Nope, the claymation/cardboard thing is still just as effective and affecting. The incredible detail going into every set, the animations of the characters, and that strange inescapable charm of stumbling upon a Ukranian cartoon on BBC2 at 2.30am is just as present. I’m still not used to it.
If you’ve played the previous two chapters, you’ll know the theme here, as perhaps somewhat given away by the title, is a dream that is peculiarly involved in the dreams of those living in a particular apartment. The first chapter, available for free, is a wonderfully relaxed, normal thing. Beginning with a short dream, it’s mostly about settling into your new home with your pregnant wife – a uniquely calm and normal scenario, presented as a great point and click adventure. The honesty in the writing especially stands out, and the whole thing lays a foundation for the more peculiar events of the following chapters.

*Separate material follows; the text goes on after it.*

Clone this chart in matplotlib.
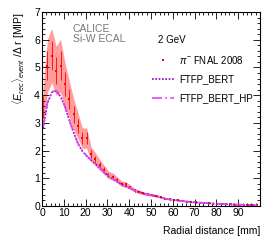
import numpy as np
import matplotlib
matplotlib.use("Agg")
from matplotlib import pyplot as plt
from matplotlib.ticker import MultipleLocator

plt.rcParams['font.family'] = ['Liberation Sans', 'DejaVu Sans']
plt.rcParams['mathtext.fontset'] = 'custom'
plt.rcParams['mathtext.rm'] = 'Liberation Sans'
plt.rcParams['mathtext.it'] = 'Liberation Sans:italic'

# radial bin centres [mm]
radius = np.arange(0.5, 100, 2.0)

data_fnal = [3.57, 5.06, 5.43, 4.88, 5.06, 4.39, 3.86, 3.31, 2.90, 2.45,
             2.45, 1.87, 1.68, 1.48, 1.30, 1.12, 1.06, 0.94, 0.80, 0.78,
             0.68, 0.56, 0.52, 0.46, 0.42, 0.40, 0.37, 0.32, 0.27, 0.24,
             0.22, 0.20, 0.18, 0.16, 0.14, 0.13, 0.12, 0.11, 0.10, 0.085,
             0.075, 0.068, 0.060, 0.055, 0.050, 0.045, 0.040, 0.036, 0.033, 0.030]
# relative systematic uncertainty (band)
rel_err = [0.20, 0.19, 0.18, 0.18, 0.19, 0.18, 0.17, 0.17, 0.16, 0.15,
           0.15, 0.14, 0.14, 0.13, 0.13, 0.12, 0.12, 0.12, 0.12, 0.12,
           0.12, 0.12, 0.12, 0.12, 0.12, 0.12, 0.12, 0.12, 0.12, 0.12,
           0.12, 0.12, 0.12, 0.12, 0.12, 0.12, 0.12, 0.12, 0.12, 0.12,
           0.12, 0.12, 0.12, 0.12, 0.12, 0.12, 0.12, 0.12, 0.12, 0.12]

ftfp_bert = [2.80, 3.70, 4.10, 4.15, 3.95, 3.60, 3.10, 2.65, 2.25, 1.98,
             1.80, 1.65, 1.52, 1.38, 1.22, 1.08, 0.97, 0.88, 0.78, 0.70,
             0.63, 0.56, 0.50, 0.45, 0.41, 0.38, 0.35, 0.31, 0.27, 0.24,
             0.22, 0.20, 0.18, 0.16, 0.145, 0.13, 0.12, 0.11, 0.10, 0.09,
             0.08, 0.072, 0.064, 0.058, 0.052, 0.047, 0.042, 0.038, 0.034, 0.031]
ftfp_bert_hp = [2.85, 3.72, 4.12, 4.16, 3.96, 3.60, 3.11, 2.66, 2.26, 1.99,
                1.81, 1.66, 1.53, 1.39, 1.23, 1.09, 0.98, 0.89, 0.79, 0.71,
                0.64, 0.57, 0.51, 0.46, 0.42, 0.39, 0.35, 0.31, 0.27, 0.24,
                0.22, 0.20, 0.18, 0.16, 0.145, 0.13, 0.12, 0.11, 0.10, 0.09,
                0.08, 0.072, 0.064, 0.058, 0.052, 0.047, 0.042, 0.038, 0.034, 0.031]

y = np.array(data_fnal)
err = y * np.array(rel_err)

fig = plt.figure(figsize=(2.74, 2.40), dpi=100)
ax = fig.add_axes([42 / 274, 34 / 240, 218 / 274, 194 / 240])

ax.fill_between(radius, y - err, y + err, color='#ff3a3a', alpha=0.5, lw=0)
ax.errorbar(radius, y, yerr=err * 0.55, fmt='none', color='red',
            elinewidth=0.6, capsize=0)
h_data, = ax.plot(radius, y, 's', ms=1.6, color='red', mew=0)
h_bert, = ax.plot(radius, ftfp_bert, ls=(0, (1, 1)), color='#8800bb', lw=1.2)
h_hp, = ax.plot(radius, ftfp_bert_hp, ls=(0, (6, 2, 1, 2)), color='#dd44ff', lw=1.2)

ax.set_xlim(0, 100)
ax.set_ylim(0, 7)
ax.xaxis.set_major_locator(MultipleLocator(10))
ax.xaxis.set_minor_locator(MultipleLocator(2))
ax.yaxis.set_major_locator(MultipleLocator(1))
ax.yaxis.set_minor_locator(MultipleLocator(0.2))
ax.set_xticks(np.arange(0, 100, 10))
ax.tick_params(which='both', direction='in', top=True, right=True, labelsize=7.5,
               width=0.6, pad=1.5)
ax.tick_params(which='major', length=5)
ax.tick_params(which='minor', length=2.5)
for s in ax.spines.values():
    s.set_linewidth(0.8)

ax.set_xlabel('Radial distance [mm]', fontsize=7.5, loc='right', labelpad=6)
ax.set_ylabel(r'$\langle E_{rec}\rangle_{event}$ /$\Delta$ r [MIP]', fontsize=7.5,
              loc='top', labelpad=5)

ax.text(0.14, 0.94, 'CALICE\nSi-W ECAL', transform=ax.transAxes, fontsize=7.5,
        color='#777777', va='top', linespacing=1.05)
ax.text(0.53, 0.88, '2 GeV', transform=ax.transAxes, fontsize=7, va='top')
ax.legend([h_data, h_bert, h_hp], [r'$\pi^{-}$ FNAL 2008', 'FTFP_BERT', 'FTFP_BERT_HP'],
          loc='upper right', bbox_to_anchor=(1.0, 0.82), frameon=False, fontsize=7,
          handlelength=2.2, handletextpad=0.6, labelspacing=0.9, borderpad=0.2,
          markerscale=1.3)

fig.savefig('out.png', dpi=100)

Avoiding spoiling anything in case you’re new to the series, let’s say that by chapter 3 you’re trying to help your wife out of a strange sleep-based situation, which involves entering the dream she’s trapped in. A dream set on a boat, in which every member of the crew is… you.

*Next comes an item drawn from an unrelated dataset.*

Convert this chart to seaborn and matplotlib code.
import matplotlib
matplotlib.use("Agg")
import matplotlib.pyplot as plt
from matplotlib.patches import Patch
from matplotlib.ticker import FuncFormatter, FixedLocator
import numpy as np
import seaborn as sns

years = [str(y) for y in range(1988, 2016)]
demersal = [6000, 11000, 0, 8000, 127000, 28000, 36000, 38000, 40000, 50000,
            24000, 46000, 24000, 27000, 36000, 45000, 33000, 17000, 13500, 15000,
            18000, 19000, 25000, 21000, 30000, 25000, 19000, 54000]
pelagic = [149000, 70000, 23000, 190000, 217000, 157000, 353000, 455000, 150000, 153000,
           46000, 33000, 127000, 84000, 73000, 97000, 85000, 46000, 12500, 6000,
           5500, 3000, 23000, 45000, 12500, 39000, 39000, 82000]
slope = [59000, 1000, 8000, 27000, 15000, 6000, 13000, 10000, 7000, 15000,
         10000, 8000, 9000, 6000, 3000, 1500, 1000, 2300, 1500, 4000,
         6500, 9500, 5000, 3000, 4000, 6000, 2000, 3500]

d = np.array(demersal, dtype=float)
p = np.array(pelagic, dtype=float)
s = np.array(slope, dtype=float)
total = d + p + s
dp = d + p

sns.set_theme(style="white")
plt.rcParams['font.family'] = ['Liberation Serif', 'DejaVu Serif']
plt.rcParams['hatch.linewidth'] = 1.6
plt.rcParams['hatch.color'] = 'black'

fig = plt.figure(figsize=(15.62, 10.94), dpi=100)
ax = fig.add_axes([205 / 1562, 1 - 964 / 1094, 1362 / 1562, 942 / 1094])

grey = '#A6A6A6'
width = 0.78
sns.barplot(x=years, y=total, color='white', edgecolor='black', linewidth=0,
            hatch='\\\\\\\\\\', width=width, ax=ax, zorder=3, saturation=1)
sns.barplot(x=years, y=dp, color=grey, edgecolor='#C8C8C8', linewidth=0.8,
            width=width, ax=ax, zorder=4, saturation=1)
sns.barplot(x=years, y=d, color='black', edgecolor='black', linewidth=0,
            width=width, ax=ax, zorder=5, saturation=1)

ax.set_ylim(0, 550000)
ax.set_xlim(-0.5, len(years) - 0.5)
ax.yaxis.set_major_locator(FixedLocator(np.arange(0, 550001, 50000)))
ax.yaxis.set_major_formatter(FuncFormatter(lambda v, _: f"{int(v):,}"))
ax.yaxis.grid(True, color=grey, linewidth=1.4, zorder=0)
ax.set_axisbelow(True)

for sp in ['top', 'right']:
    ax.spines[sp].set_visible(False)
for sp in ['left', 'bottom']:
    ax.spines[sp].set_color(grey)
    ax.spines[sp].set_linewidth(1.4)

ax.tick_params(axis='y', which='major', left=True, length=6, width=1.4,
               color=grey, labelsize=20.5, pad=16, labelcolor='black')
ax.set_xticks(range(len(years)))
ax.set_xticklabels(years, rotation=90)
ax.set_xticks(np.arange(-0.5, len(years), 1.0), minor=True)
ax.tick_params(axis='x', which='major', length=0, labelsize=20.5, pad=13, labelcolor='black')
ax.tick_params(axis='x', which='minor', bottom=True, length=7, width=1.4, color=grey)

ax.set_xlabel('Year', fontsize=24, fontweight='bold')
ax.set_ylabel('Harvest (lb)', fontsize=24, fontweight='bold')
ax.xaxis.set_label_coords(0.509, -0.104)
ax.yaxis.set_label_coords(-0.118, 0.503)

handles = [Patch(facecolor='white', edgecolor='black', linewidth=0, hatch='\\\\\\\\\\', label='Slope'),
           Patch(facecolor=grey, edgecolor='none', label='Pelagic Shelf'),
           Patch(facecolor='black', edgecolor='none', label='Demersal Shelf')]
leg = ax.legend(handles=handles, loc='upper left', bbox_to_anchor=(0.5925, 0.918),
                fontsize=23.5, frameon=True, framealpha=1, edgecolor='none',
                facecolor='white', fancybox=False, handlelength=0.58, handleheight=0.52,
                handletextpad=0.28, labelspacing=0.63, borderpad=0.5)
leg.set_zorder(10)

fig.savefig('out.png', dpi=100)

Loading itself up with Prisoner references, Victor must try to find his wife, who is apparently the highly regarded and unreachable captain. Everyone else is also Victor, identical in appearance other than a numbered badge. It’s certainly no coincidence that you’re given number 6, and to make sure no one misses the point, the number is within a drawing of a covered penny farthing. (Which makes me slightly confused that the Captain’s mouthpiece is number 3, not 2, but there we go.) So you get to know all the various Victors around the small area of the boat you’ve access to, uncovering a strange, conspiratorial plot after one crew member goes missing.
What this means is a new collection of conversations, inventory puzzles, and traditional puzzles to solve, and again they’re mostly brilliant. There’s a couple of points where prompts would have been helpful, especially as you’re occasionally having to deal with dream logic here, and one particular puzzle involving scraps of paper – while ingenious – really could do with slightly more feedback. But otherwise this is more of the same high standard of writing and puzzling that we’ve come to expect from Cockroach. There are one or two grammatical mistakes, which obviously stand out more in a game presented in text rather than speech (“this months tomatoe rations,” is the low-point), but then my Swedish isn’t really comparable. Overall it’s all to an incredibly high standard, and you can see why each chapter is taking so many months to produce.
It’s perhaps slightly less charming this time out, more because you’re only ever talking to other versions of yourself, most of them quite hostile, so you certainly do miss out on Victor and Alicia’s gorgeous banter. But it remains gently funny, and maintains that peculiarly uncomfortable tone that ensures you remember you’re within a dream here. It’s also not going out of its way to be easy, which is great.
The £4 per episode is perhaps slightly steep, given not only their brevity (there’s a couple of hours of game in this chapter), but also that it will eventually come to £16 for the full game, which is slightly over the indie odds these days. But then at the same time, it’s £4 for something smart, engaging and brilliantly well made. Which is pretty damned good. Oh, and you can of course buy all five up front for £11, so really there’s no excuse. If you’ve not played any of the games, definitely pick up the first one for free, then you’ll be incapable of not buying the rest.